Wednesday, August 2, 2006

An online marketer triumphs over print

I want to tell you a story of one of our clients recent experience with sponsoring a magazine that also had a website. So the new fandangle thing about magazines is that if you book or sponsor something with them you will also get a spot on their website. Now some magazines have a good following on their online versions because they have a decent online editor working for them. the content is short, punchy, has good imagery and keeps the visitor interested on their website. Girlfriend is a good example, The bulletin isnt bad nor is B&T. The only thing about B&T is that they haven't gotten myself to write an article for them. Lets see if they monitor technorati and pick up this post. (I will keep you posted).

So our client books to sponsorship and gets their spot in the magazine. They have a tight niche they are working in and this magazine works well for them. Now our client is a savvy online marketer and when she is presented with the online version of the website she nearly flips.The homepage of the website is a registration page!!! Now our savvy clients pipes up and delivers the exact message that was required. Here are some snippets:

"... I cannot believe the really interesting information has been put behind compulsory login facilities! This is going to seriously affect your usability, your users impression of the site, and your online "pass on readership".

I can understand if you're wanting to capture peoples information and add them to a database but there are far, far better ways - more user friendly ways and more effective ways to go about this than slapping a login screen in front of the goodies.

I'm very disappointed in this as it breaks most online conventions known and does not encourage me to promote the site.

It'd be far better to showcase the information on the site. THEN when people want to access a certain piece of information they can be asked to log in or create an account. This way you're giving them a taste of what they'll get and then enticing them into subscribing. At the moment you're not giving them enough information to make an informed decision as to wether they'll get something of value if they subscribe. You might also want to check Australia's spam legislation on this one as it might not be seen to be giving consent as people don't know what they're consenting to until after they've registered and parted with their email address.

Have a look at some publishing sites that do it well:

www.searchvoip.com (one of the best)
www.webtorials.com
www.marketingprofs.com

Even on our site we just ask them to register for white papers etc after they've read a synopsis and decided it's for them. Our primary objective is to go our database and the 2,000 odd leads we get a month would indicate that this balance works.

In regards to SEO, you may not realise this but having a splash page like this will severely affect your organic search ability - google the term splash pages and see what comments come up (because this in affect harks back to the days of splash pages). You can spend a lot on search engine marketing but you also need to optimise the site for organic search because people pay more attention to organic results. Further, if you're encouraging people via search marketing to come to the site, they're going to get there, take one look at it and decide "too hard" - so you're going to be spending money and getting fairly low conversions. I'd be interested to see your bail out rates once someone hits this page - I imagine it's going to be high.

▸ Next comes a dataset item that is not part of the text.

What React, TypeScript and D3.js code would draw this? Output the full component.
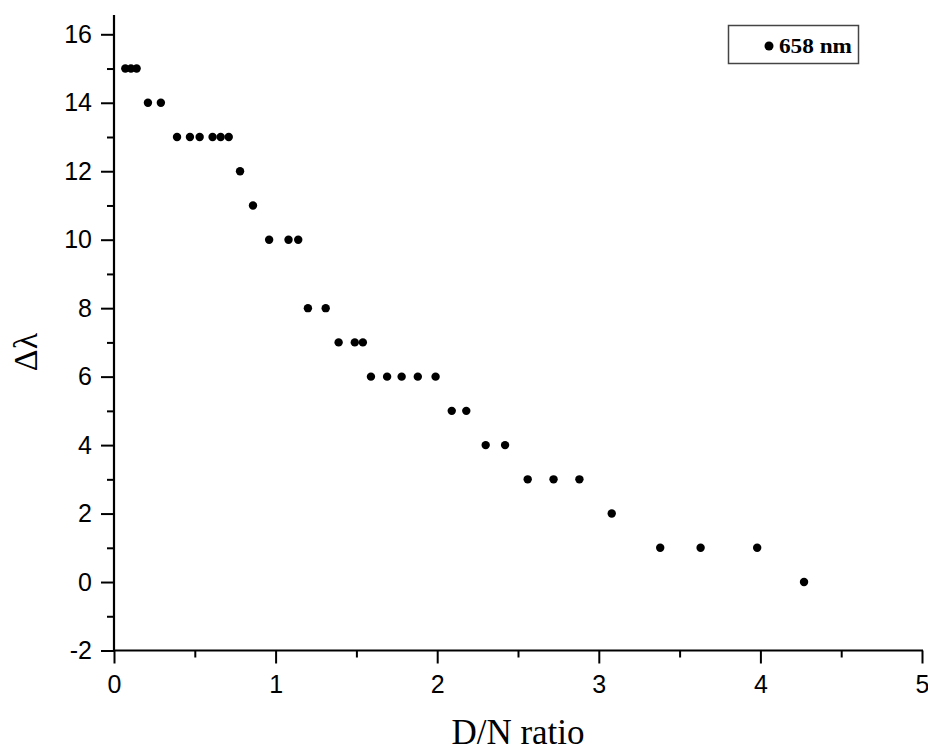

My suggestion would be to remove the first splash page, have register or login as an option at the top right and whenever someone tries to download something valuable - if they haven't logged in - serve them a login screen. Also, cookies are really really useful so someone doesn't have to keep logging in all the time - you might want to include these.

Your online guys might also like to review some usability information - I suggest reading some articles from:

www.useit.com (Jakob Nielson - Usability Guru)
www.gerrymcgovern.com (Gerry McGovern - author of Content Critical and many other online related publications).

In fact even Seth Godin's "Permission Marketing" would be useful. Yahoo's Godin coined the term Permission Marketing years and years ago, it basically means get peoples permission to market to them - at the moment technically you're not getting people's permission to add them to your database you're tricking them into giving you their details because they can't decide if the information is of value or not.

Show them the information, make them WANT to join your database - then you'll have a very very dedicated, loyal readership."

So you can see someone needs to sort something out in that print world. Get yourself some Seth Godin and give yourself an upper cut for accepting that website setup.

So what happens? BIG CHANGES. Here is the website now.

http://www.strategicpath.com.au/

Congratulations to our client and welcome to online marketing Strategic Path.